何があっても動じず堂々としている人も格好良いけど、照れたり慌てたりして、顔が赤くなっている様子がとても人間らしくて素敵だと、売野機子さんの短編漫画集『薔薇だって書けるよ』で描かれている登場人物たちを見て感じた。
 初めて売野さんの作品を読んで、絵はもちろんのこと、使われる言葉が魅力的だなと思った。印象に残っている台詞がいくつもある。
最初に収録されている表題作の冒頭に早速胸を掴まれた。何枚にも書き綴ったラブレターを手に、思いを寄せる女の子の家へ。ロミジュリのごとく家の窓から顔をのぞかせる美少女・点子さんを見上げながら、「結婚してくれ」と顔を真っ赤にさせ叫ぶ、八朔さん。決して格好よくはない。走ってきたから顔は汗だく、息も切れているし、ラブレターを持つ手も震えている。
 こんな、不格好で一生懸命なプロポーズをされたら、もう……! キュンとすると同時に、「顔赤くなってる」とからかいたいくらい愛おしい!
 まずこの赤面している八朔さんの描写が素敵なのだけど、プロポーズされた点子の返しがとても粋だ。「顔赤くなってる」というからかいを、売野さんは点子にこう表現させる。

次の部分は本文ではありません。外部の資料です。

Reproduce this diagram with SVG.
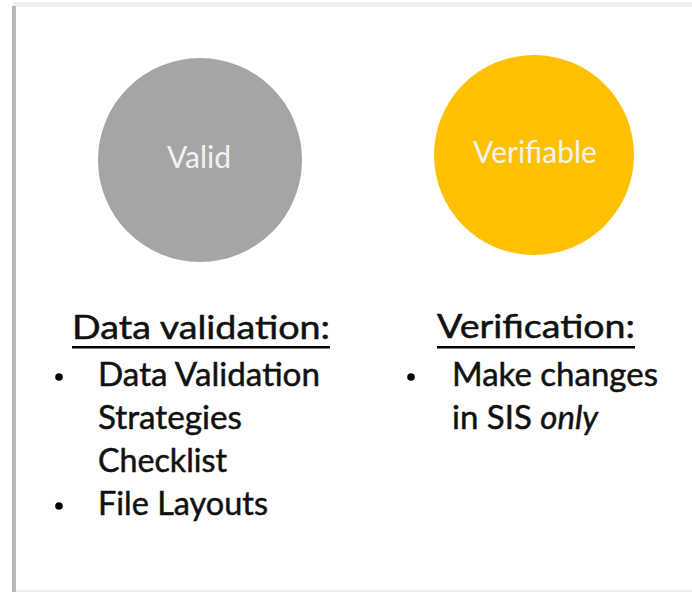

「うふふ紙キレいっぱい… あなたヤギ口説きに来たの?」
 いつかこんな返しをしてみたいものだが、ラブレターという文化もなくなりつつあるから悲しい。

 だがこんなに素敵なプロポーズで始まった結婚生活も、歯車が狂い始める。世間のことをあまり知らずに育った点子は、家事ひとつうまく出来なくて失敗ばかり。最初はこの純粋な部分が可愛らしく思えていたのに、やがて八朔は面倒に思い、恥ずかしく感じるようになってくる。そして八朔は「とにかく恥ずかしくない妻に育てなくてはとにかく常識的で一般的な普通の妻に」と、点子に対して理想を押し付けるようになる――。
 魅力的な描写と言葉で描かれるのは、人間のとても複雑な欲望だ。相手に何かを求める。相手は応える。すると、もっと求めてしまう。一生懸命応えようとする。さらにもっともっと、と求めてしまう。この繰り返しで、どんどん勝手な欲望は大きくなってしまう。相手が無理をしていることも気付かずに。愛を求め続けるがゆえに、こうなってしまう。
 みな、“愛されたい”という気持ちがどこかにある。これは全7作品すべてから感じたことだ。男女間の愛だけではない。同性同士、アーティストとファン、時には家族間。さまざまな場所で愛を求める。そして愛を受け取る瞬間も、人それぞれなのだと、それぞれの登場人物の生き方から考えさせられた。

 先生から名指しされたときに、わたしももっと自信を持って赤面してみたら良かったかしら。